The dual SIM design gave each site two carrier paths. When one carrier had a regional outage, the fleet kept reporting through the backup SIM without a single missed reading. The utility reported a drop in unplanned site visits after the rollout, since staff could push fixes remotely instead of driving to each pump station.

This case shows the core value of pairing container platforms with dual-path cellular hardware: local intelligence keeps running, and the network layer keeps the data flowing even during a carrier fault.

Common Challenges and How Teams Solve Them

Container deployments at the edge run into a few recurring problems.

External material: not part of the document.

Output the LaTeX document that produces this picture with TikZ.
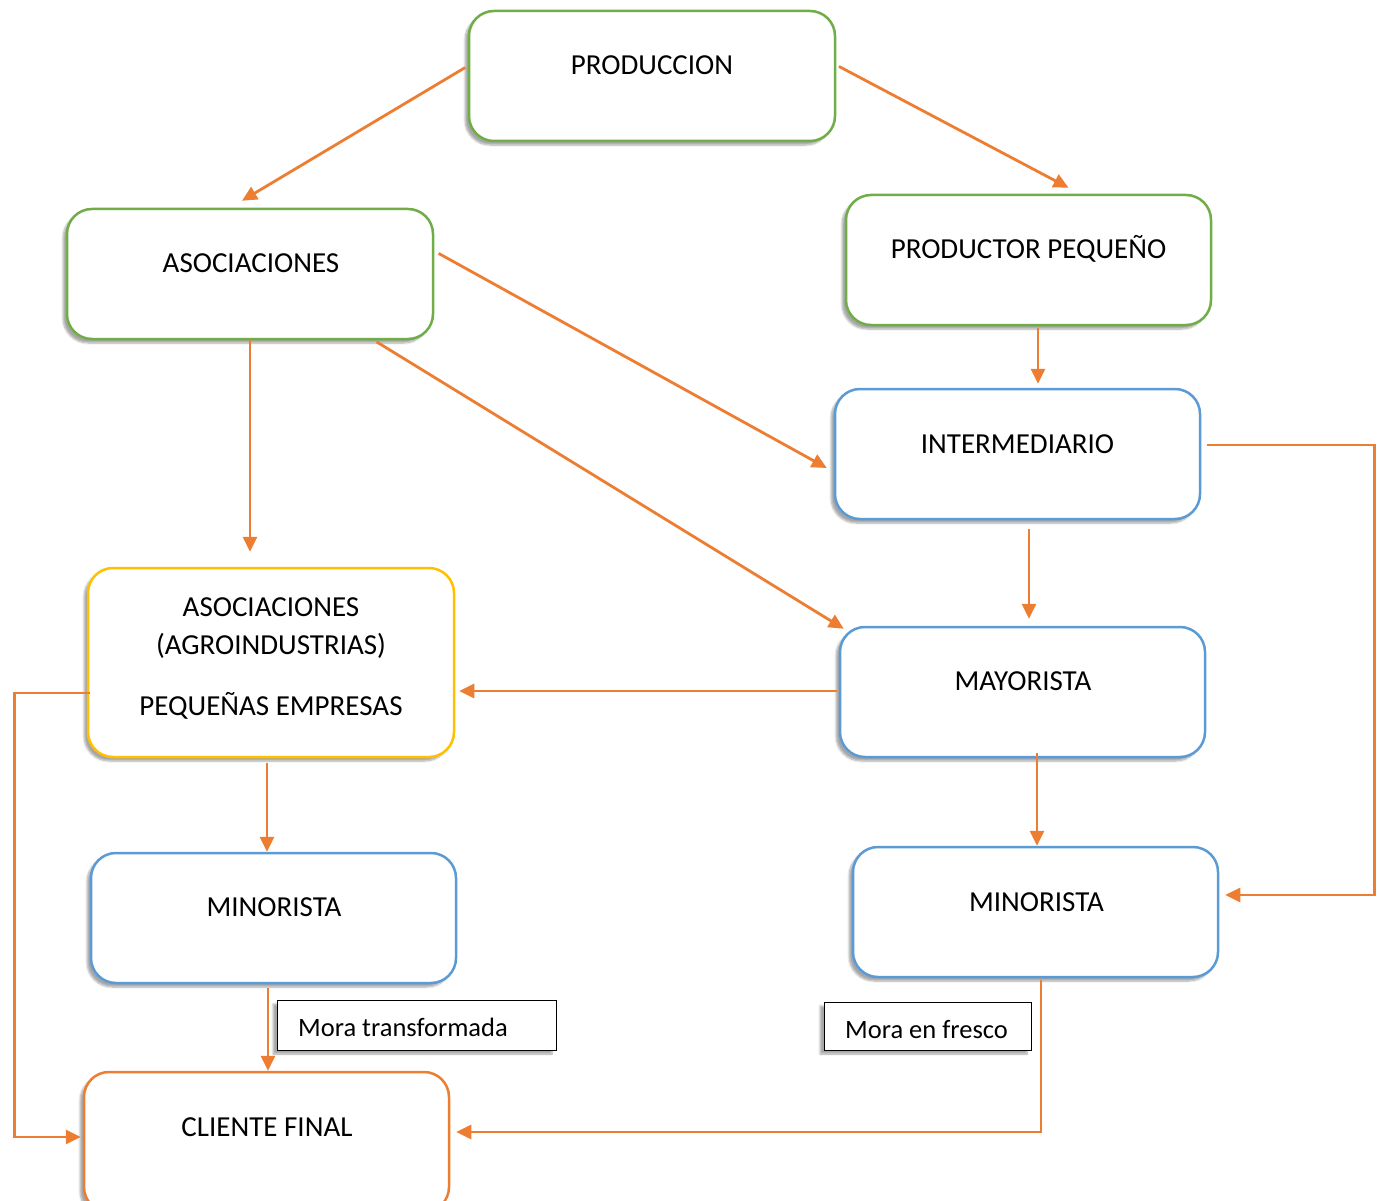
\documentclass[tikz,border=0pt]{standalone}
\usepackage{fontspec}
\setmainfont{Carlito}
\usetikzlibrary{arrows.meta,shadows.blur}
\definecolor{cgreen}{HTML}{70AD47}
\definecolor{cblue}{HTML}{5B9BD5}
\definecolor{cyellow}{HTML}{FFC000}
\definecolor{corange}{HTML}{ED7D31}
\begin{document}
\begin{tikzpicture}[x=1pt,y=-1pt,
  box/.style={draw, line width=2.5pt, rounded corners=25pt, fill=white,
    minimum width=365pt, minimum height=130pt, inner sep=0pt,
    blur shadow={shadow xshift=-4pt, shadow yshift=-4pt, shadow blur steps=6, shadow opacity=35}},
  gbox/.style={box, draw=cgreen},
  bbox/.style={box, draw=cblue},
  ybox/.style={box, draw=cyellow},
  obox/.style={box, draw=corange},
  lbl/.style={draw=black, line width=1pt, fill=white, inner sep=0pt,
    blur shadow={shadow xshift=-4pt, shadow yshift=-4pt, shadow blur steps=6, shadow opacity=35}},
  ltxt/.style={font=\fontsize{26.5}{30}\selectfont, text height=17pt, text depth=0pt, inner sep=0pt},
  txt/.style={font=\fontsize{29}{35}\selectfont, text height=19pt, text depth=0pt, inner sep=0pt},
  arr/.style={draw=corange, line width=2.8pt, -{Triangle[length=15pt,width=14pt]}},
]
\useasboundingbox (0,0) rectangle (1378,1201);
\clip (0,0) rectangle (1378,1201);

% boxes
\node[gbox, minimum width=366pt] (prod) at (652,76) {};
\node[gbox, minimum width=366pt] (asoc) at (250,274) {};
\node[gbox] (pp) at (1028.5,260) {};
\node[bbox] (inter) at (1017.5,454) {};
\node[ybox, minimum width=366pt, minimum height=189pt] (agro) at (271,662.5) {};
\node[bbox] (may) at (1022.5,692) {};
\node[bbox] (minL) at (273.5,918) {};
\node[bbox] (minR) at (1035.5,912) {};
\node[obox, minimum height=140pt] (cli) at (266.5,1142) {};

% texts
\node[txt] (prodT) at (652,65) {PRODUCCION};
\node[txt] (asocT) at (251,263) {ASOCIACIONES};
\node[txt] (ppT) at (1028.5,249) {PRODUCTOR PEQUEÑO};
\node[txt] (interT) at (1017.5,444) {INTERMEDIARIO};
\node[txt] (agroT1) at (271,607) {ASOCIACIONES};
\node[txt] (agroT2) at (271,645) {(AGROINDUSTRIAS)};
\node[txt] (agroT3) at (271,706) {PEQUEÑAS EMPRESAS};
\node[txt] (mayT) at (1023,681) {MAYORISTA};
\node[txt] (minLT) at (274,907) {MINORISTA};
\node[txt] (minRT) at (1036.5,902) {MINORISTA};
\node[txt] (cliT) at (267,1127) {CLIENTE FINAL};

% connectors
\draw[arr, shorten <=3pt] ([yshift=10pt]prod.west) -- ([xshift=-8pt,yshift=7pt]asoc.north);
\draw[arr, shorten <=3pt] ([yshift=11pt]prod.east) -- ([xshift=40pt,yshift=6pt]pp.north);
\draw[arr, shorten <=5pt] ([yshift=23pt]asoc.east) -- ([xshift=-7pt,yshift=-14pt]inter.west);
\draw[arr, shorten <=3pt] ([xshift=124pt]asoc.south) -- ([xshift=5pt,yshift=-3pt]may.north west);
\draw[arr] (asoc.south) -- ([yshift=15pt]asoc.south |- agro.north);
\draw[arr, shorten <=2pt] ([xshift=9.5pt]pp.south) -- ([xshift=9.5pt,yshift=4pt]pp.south |- inter.north);
\draw[arr, shorten <=9pt] ([xshift=11.5pt]inter.south) -- ([xshift=11.5pt,yshift=7pt]inter.south |- may.north);
\draw[arr, shorten <=6pt] ([yshift=9pt]inter.east) -- ++(173,0) |- ([xshift=6pt,yshift=17pt]minR.east);
\draw[arr, shorten <=2pt] ([yshift=1pt]may.west) -- ([xshift=4pt,yshift=1pt]may.west -| agro.east);
\draw[arr] ([xshift=14.5pt,yshift=5pt]may.south) -- ([xshift=14.5pt]may.south |- minR.north);
\draw[arr, shorten <=5pt] ([xshift=-4pt]agro.south) -- ([xshift=-4pt]agro.south |- minL.north);
\draw[arr] ([xshift=3pt,yshift=-30.5pt]agro.west) -- ++(-75,0) |- ([xshift=-2pt,yshift=5pt]cli.west);
\draw[arr, shorten <=4pt] ([xshift=-5.5pt]minL.south) -- ([xshift=-5.5pt]minL.south |- cli.north);
\draw[arr, shorten <=2pt] ([xshift=5.5pt]minR.south) |- ([xshift=6pt,yshift=10pt]cli.east);

% labels
\node[lbl, minimum width=279pt, minimum height=50pt] (mora1) at (416.5,1025) {};
\node[ltxt, anchor=west] (mora1T) at (298,1028) {Mora transformada};
\node[lbl, minimum width=207pt, minimum height=48pt] (mora2) at (927.5,1026) {};
\node[ltxt] (mora2T) at (926.5,1030) {Mora en fresco};
\end{tikzpicture}
\end{document}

  1. Limited storage space: Many gateways ship with 8 to 32GB of onboard flash. Teams solve this by pruning unused images on a schedule and by keeping log retention short on the device itself, with full logs shipped to a central server.
  2. Inconsistent connectivity: Some sites sit in low-signal areas. Teams design containers to run offline-first, with local buffering and a sync step once the link comes back.
  3. Hardware diversity: A fleet built over several years may include multiple router models. Teams standardize on a common base image and container runtime version, so the same orchestration tooling works across the whole fleet.
  4. Update fatigue: Frequent small updates can wear out flash storage over time on some devices. Teams batch minor changes into fewer, larger release cycles instead of pushing daily patches.

Looking Ahead

Edge AI spending is rising fast, and much of that workload will land on gateway-class hardware. The edge AI market reached over $25 billion in 2025 and analysts project strong growth through the next decade. As router hardware gains more CPU and memory headroom, teams will run larger models locally, cutting reliance on cloud round trips even further.

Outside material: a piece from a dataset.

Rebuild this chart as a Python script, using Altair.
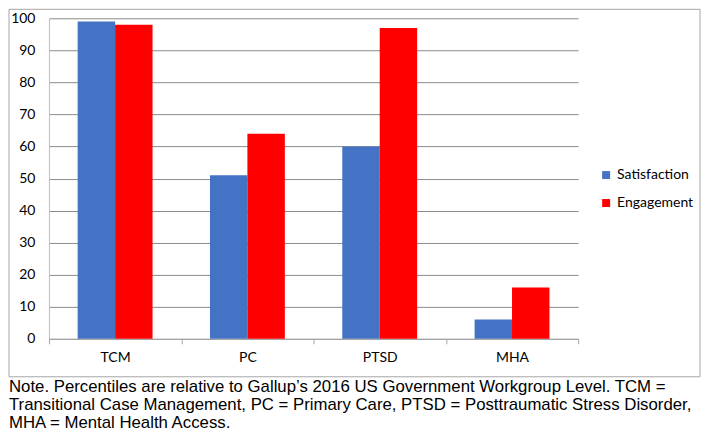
import altair as alt
import pandas as pd

categories = ["TCM", "PC", "PTSD", "MHA"]
series = ["Satisfaction", "Engagement"]
satisfaction = [99, 51, 60, 6]
engagement = [98, 64, 97, 16]
y_ticks = list(range(0, 101, 10))
colors = ["#4472C4", "#FF0000"]
note_lines = [
    "Note. Percentiles are relative to Gallup\u2019s 2016 US Government Workgroup Level. TCM =",
    "Transitional Case Management, PC = Primary Care, PTSD = Posttraumatic Stress Disorder,",
    "MHA = Mental Health Access.",
]

rows = []
for c, s, e in zip(categories, satisfaction, engagement):
    rows.append({"category": c, "series": series[0], "value": s})
    rows.append({"category": c, "series": series[1], "value": e})
df = pd.DataFrame(rows)

bars = alt.Chart(df).mark_bar().encode(
    x=alt.X(
        "category:N",
        sort=categories,
        scale=alt.Scale(paddingInner=0, paddingOuter=0),
        axis=alt.Axis(
            title=None, labelAngle=0, tickBand="extent", ticks=True, tickSize=5,
            tickColor="#a6a6a6", domainColor="#a6a6a6", labelPadding=7,
            labelFont="Lato", labelFontSize=14, labelColor="#000000", grid=False,
        ),
    ),
    xOffset=alt.XOffset("series:N", sort=series,
                        scale=alt.Scale(paddingInner=0, paddingOuter=0.767)),
    y=alt.Y(
        "value:Q",
        scale=alt.Scale(domain=[0, 100]),
        axis=alt.Axis(
            values=y_ticks, title=None, ticks=False, domainColor="#bfbfbf",
            gridColor="#8c8c8c", labelPadding=14, labelFont="Lato",
            labelFontSize=14, labelColor="#000000", minExtent=40, maxExtent=40,
        ),
    ),
    color=alt.Color(
        "series:N", sort=series,
        scale=alt.Scale(domain=series, range=colors),
        legend=alt.Legend(
            title=None, orient="none", legendX=551, legendY=150,
            symbolType="square", symbolSize=64, symbolStrokeWidth=0,
            labelFont="Lato", labelFontSize=14, labelColor="#000000",
            rowPadding=14, labelOffset=4,
        ),
    ),
)

frame_df = pd.DataFrame({"k": [0]})
frame = alt.Chart(frame_df).mark_rect(fill=None, stroke="#a6a6a6", strokeWidth=1).encode(
    x=alt.value(-40), x2=alt.value(652), y=alt.value(-9), y2=alt.value(359)
)

note = alt.Chart(frame_df).mark_text(
    align="left", baseline="alphabetic", fontSize=16.8, lineHeight=18,
    font="Liberation Sans", color="#000000",
).encode(x=alt.value(-40), y=alt.value(374), text=alt.value(note_lines))

chart = alt.layer(frame, bars, note).properties(
    width=530, height=321,
    padding={"left": 0, "top": 0, "right": 0, "bottom": 0},
).configure_view(stroke=None)

chart.save("out.html", embed_options={"renderer": "svg", "actions": False})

Dual SIM hardware will stay relevant as this trend grows. AI inference at the edge often needs steady uplinks for model updates and result reporting, and a second carrier path lowers the odds of a total connectivity loss during a critical window.

Conclusion

Container platforms turn a simple cellular gateway into a capable edge computer. An Industrial Router adds the network resilience that field deployments need, since a single carrier outage no longer takes a site offline. Teams that right-size their containers, automate fleet updates, and design for intermittent connectivity get the most value from this hardware class. As edge computing spending grows past $700 billion in the next few years, this pairing of lightweight orchestration and dual-path connectivity will keep expanding across manufacturing, utilities, transportation, and remote industrial sites.